Legal aid covers criminal and civil cases and provision of expert witnesses and Queen’s Counsel
In addition to these sound operating features, the identified value-for-money attribute may be even stronger than the case the Commission itself has made. It seems the Commission came to that view of the existing system mainly as it relates to expenditure in criminal cases, but the Courts’ legal aid budget must be used to fund civil cases as well. The budget is also used to cover the provision of expert witnesses for the defence of criminal cases, in instances where the Crown relies on experts and where the defence would be at an unjust disadvantage if not allowed to consult and call its own expert to testify.
Expert witnesses for the defence
This provision for expert witnesses for the defence is a requirement based on the fundamental principle called ‘equality of arms’ – meaning, in this instance, that defendants must have equal recourse to the same kind of expertise available to the prosecution. And the Crown does rely on experts very frequently these days, given the increasingly serious and complex nature of cases.
The same principle of equality of arms applies to the provision of aid for Queen’s Counsel. Where a case may be a very serious or complex one, requiring that the prosecution be led by a senior lawyer, the defendant must also be allowed access to similarly competent resources. The presiding judge assesses this on a case-by-case basis.
Costs for civil cases recoverable
Although your article on the Commission’s Report does not acknowledge the fact, it is nevertheless true that the Court does recover significant sums from civil cases as it tends to insist that cases are strong before funding them. Consequently, those legal aid costs are often recoverable. This is true, for example, in the case of an insurance company representing an insured sued in a negligence case. The Legal Aid Rules place the duty on the legal aid lawyer to press for the recovery of his or her successful client’s cost for repayment to the legal aid fund.
In fact, the insistence judges place upon the showing of merit (that is, that civil claims show strong cases) before granting civil legal aid is viewed by some as not in keeping with the Law. The Law states literally that the Court shall grant legal aid to anyone who is sued or wishes to sue in the Grand Court. The view the judges have always taken of such a meaning, though, is that it leads to absurdity and could not have been what Parliament intended. So, for the better administration of the Law, the Court has written into the Rules a requirement for applicants to show the merit of their case as well as to prove eligibility for aid through a ‘means test’.
The merit test is applied to criminal cases for the purposes of appeals only. Anyone charged with a serious offence and who cannot afford to pay a lawyer must be given aid for the first instance trial at least, regardless of the view that may be taken of the merits of his or her defence. What is at work here is another fundamental principle – the presumption of innocence until proven guilty.

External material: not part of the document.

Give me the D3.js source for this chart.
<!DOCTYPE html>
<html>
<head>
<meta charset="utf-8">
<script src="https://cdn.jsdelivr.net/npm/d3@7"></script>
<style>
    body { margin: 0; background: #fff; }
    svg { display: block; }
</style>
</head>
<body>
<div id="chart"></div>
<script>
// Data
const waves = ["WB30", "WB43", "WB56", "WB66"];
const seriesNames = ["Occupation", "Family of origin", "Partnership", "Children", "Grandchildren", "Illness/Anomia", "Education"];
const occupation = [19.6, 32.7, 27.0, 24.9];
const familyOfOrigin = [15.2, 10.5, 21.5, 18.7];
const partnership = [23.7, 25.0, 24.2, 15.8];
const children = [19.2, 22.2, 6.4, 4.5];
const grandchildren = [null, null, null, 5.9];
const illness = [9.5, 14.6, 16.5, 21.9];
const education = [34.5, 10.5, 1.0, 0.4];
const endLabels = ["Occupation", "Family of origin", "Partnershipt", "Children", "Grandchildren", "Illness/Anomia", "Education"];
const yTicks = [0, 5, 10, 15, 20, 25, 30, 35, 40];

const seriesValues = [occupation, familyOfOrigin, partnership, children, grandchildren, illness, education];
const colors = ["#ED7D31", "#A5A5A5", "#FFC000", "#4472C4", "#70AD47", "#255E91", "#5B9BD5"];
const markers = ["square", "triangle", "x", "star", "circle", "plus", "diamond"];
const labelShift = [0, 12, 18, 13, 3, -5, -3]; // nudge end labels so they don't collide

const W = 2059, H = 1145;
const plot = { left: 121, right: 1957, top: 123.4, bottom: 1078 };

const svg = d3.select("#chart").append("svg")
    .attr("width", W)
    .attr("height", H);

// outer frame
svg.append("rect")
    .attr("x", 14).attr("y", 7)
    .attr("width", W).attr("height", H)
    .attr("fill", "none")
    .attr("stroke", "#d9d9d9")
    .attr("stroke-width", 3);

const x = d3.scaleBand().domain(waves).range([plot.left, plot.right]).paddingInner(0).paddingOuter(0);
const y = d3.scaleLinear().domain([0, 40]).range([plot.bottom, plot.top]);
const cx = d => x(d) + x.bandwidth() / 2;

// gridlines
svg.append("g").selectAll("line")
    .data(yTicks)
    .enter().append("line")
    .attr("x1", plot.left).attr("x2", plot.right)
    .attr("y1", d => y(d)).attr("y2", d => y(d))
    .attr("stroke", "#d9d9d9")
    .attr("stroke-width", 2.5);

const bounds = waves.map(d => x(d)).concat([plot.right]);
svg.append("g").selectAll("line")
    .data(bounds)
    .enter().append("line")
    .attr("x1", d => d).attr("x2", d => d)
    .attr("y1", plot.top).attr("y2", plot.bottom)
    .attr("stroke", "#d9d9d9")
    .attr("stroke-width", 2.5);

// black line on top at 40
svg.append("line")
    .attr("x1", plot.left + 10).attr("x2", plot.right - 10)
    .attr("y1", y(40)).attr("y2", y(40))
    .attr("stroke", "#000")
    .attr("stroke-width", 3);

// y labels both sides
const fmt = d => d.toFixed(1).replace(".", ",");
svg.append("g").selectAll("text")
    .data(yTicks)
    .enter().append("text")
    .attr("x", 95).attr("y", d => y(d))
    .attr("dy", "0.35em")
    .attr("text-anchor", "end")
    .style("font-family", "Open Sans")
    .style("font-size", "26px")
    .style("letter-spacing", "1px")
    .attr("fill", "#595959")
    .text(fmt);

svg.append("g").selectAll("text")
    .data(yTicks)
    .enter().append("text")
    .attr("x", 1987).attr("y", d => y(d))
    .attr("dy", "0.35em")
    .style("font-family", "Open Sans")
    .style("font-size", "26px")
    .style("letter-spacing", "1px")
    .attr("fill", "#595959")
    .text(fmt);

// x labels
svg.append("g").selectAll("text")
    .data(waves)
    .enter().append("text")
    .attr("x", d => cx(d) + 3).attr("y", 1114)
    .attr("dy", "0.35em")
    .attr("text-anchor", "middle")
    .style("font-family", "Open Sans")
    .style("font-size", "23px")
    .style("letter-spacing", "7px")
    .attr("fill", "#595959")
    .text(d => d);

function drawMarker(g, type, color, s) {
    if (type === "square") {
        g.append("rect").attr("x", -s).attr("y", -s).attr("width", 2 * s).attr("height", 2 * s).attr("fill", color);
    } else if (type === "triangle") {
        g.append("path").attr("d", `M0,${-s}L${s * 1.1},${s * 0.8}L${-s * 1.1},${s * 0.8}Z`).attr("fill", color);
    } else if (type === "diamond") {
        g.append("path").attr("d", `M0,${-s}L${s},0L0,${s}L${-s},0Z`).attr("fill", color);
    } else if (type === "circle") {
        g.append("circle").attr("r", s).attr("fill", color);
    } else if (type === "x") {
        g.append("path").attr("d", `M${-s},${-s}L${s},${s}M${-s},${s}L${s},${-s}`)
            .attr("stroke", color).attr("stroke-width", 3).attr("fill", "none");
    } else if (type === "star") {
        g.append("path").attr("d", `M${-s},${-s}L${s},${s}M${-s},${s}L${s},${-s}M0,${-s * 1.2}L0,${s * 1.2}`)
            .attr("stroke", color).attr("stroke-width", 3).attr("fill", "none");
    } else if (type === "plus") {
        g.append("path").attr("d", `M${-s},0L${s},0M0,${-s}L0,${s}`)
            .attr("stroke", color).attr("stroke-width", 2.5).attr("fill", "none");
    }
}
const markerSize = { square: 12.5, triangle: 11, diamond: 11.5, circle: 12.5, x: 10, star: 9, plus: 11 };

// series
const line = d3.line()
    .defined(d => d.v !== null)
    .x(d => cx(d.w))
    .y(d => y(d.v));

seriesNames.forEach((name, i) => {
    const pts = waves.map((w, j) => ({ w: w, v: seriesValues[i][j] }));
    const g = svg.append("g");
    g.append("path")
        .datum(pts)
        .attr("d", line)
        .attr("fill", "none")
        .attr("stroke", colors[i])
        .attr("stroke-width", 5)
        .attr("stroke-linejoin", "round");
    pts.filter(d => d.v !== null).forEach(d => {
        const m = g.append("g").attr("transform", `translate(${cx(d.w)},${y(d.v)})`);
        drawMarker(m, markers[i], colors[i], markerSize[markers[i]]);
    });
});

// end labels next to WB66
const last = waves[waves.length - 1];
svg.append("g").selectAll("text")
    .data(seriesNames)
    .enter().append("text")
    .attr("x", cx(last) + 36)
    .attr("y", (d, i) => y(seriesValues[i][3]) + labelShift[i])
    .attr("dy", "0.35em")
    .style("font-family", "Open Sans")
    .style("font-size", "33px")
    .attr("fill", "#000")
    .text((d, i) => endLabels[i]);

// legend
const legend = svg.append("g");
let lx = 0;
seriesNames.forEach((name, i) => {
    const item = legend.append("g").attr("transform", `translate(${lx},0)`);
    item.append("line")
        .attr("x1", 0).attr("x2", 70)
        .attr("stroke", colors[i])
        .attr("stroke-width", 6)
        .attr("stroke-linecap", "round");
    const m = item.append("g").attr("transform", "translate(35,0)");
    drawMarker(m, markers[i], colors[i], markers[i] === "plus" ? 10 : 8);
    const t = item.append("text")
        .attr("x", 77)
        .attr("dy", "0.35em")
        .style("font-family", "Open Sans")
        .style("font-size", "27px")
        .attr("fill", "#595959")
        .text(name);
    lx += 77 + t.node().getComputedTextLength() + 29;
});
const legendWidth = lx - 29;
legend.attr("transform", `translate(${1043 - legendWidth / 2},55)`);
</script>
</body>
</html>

Viability of the Legal Aid System
The foregoing measures reflect some of the ways in which the judges have managed to run a viable system. Otherwise, with the huge volume of cases on both the criminal and civil sides each year vying for legal aid, the relatively small budget of $1 to $1.5 million dollars could never do. Had this reality been more firmly represented in the Report, it might have served for better public appreciation of the Legal Aid System.
Several of the Reports’ recommendations for cost saving, including the proposal to limit legal aid to certain kinds of cases, are already in place. For instance, notwithstanding the earlier referenced literal meaning of the Law that would suggest that all civil cases, including divorce proceedings, be funded, the reality is quite different. Divorce proceedings, for example, are typically not funded — unless the personal safety of spouses or the welfare of children is at risk and they otherwise would not be afforded due protection.

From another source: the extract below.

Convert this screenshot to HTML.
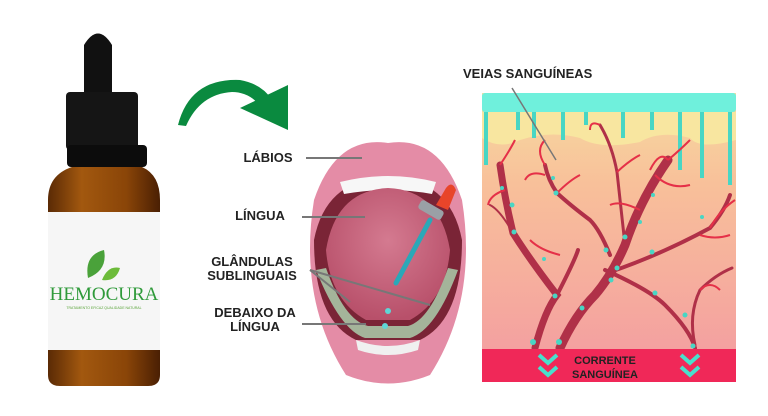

Similarly, it must be emphasised that the Law itself schedules categories of criminal offences for which aid must be given. This includes most, but not all, offences for which one could be imprisoned for six months or more. The judges are obliged to follow the Law and do limit the types of cases accordingly.
With regard to the eligibility of cases, the article to which this letter responds noted that neither the Bar Association nor the Chief Justice agrees with the recommendation to narrow the scope of eligible cases, but rather have recommended to the contrary. It must be clear that the Chief Justice’s recommendation as to the widening of the categories of offences goes no further than crime, which carry a minimum of six months’ imprisonment – in line with the Law – and the very recommendation which the Commission itself has adopted.
Cost Capping and Fixed Fees
Among the noteworthy cost-saving proposals are those related to cost capping and fixed fees. These seek, respectively, to cap costs in certain types of cases and to require that long complex cases be put out to bid for a pre-agreed rate or that a fixed fee be imposed.
While there may be some issues with them, these proposals are worth trying. Indeed, in the Chief Justice’s opinion to the Commission, he specifically made the recommendation for capping fees in certain types of cases. What the article fails to explain, however, is that none of these particular recommendations can now be used by way of imposition upon (as distinct from with the consent of) the lawyers, without the Law being changed to allow it. I note this distinction to stress that it would be incorrect for the public to infer that these are cost-cutting measures, which judges have been failing to consider or implement.
Finally, everyone should be aware that the dynamics at play in legal aid make it unrealistic to expect that costs will not increase, though everyone is agreed that they must be contained. For one thing, the more sophisticated the legal system becomes in response to the changing conditions of the State, the more sophisticated will be the nature of litigation – criminal and civil – coming before the courts.
Most importantly, it is critical that regardless of the system that may evolve we do not deprive people of deserved legal aid or cause delay because of too much bureaucracy.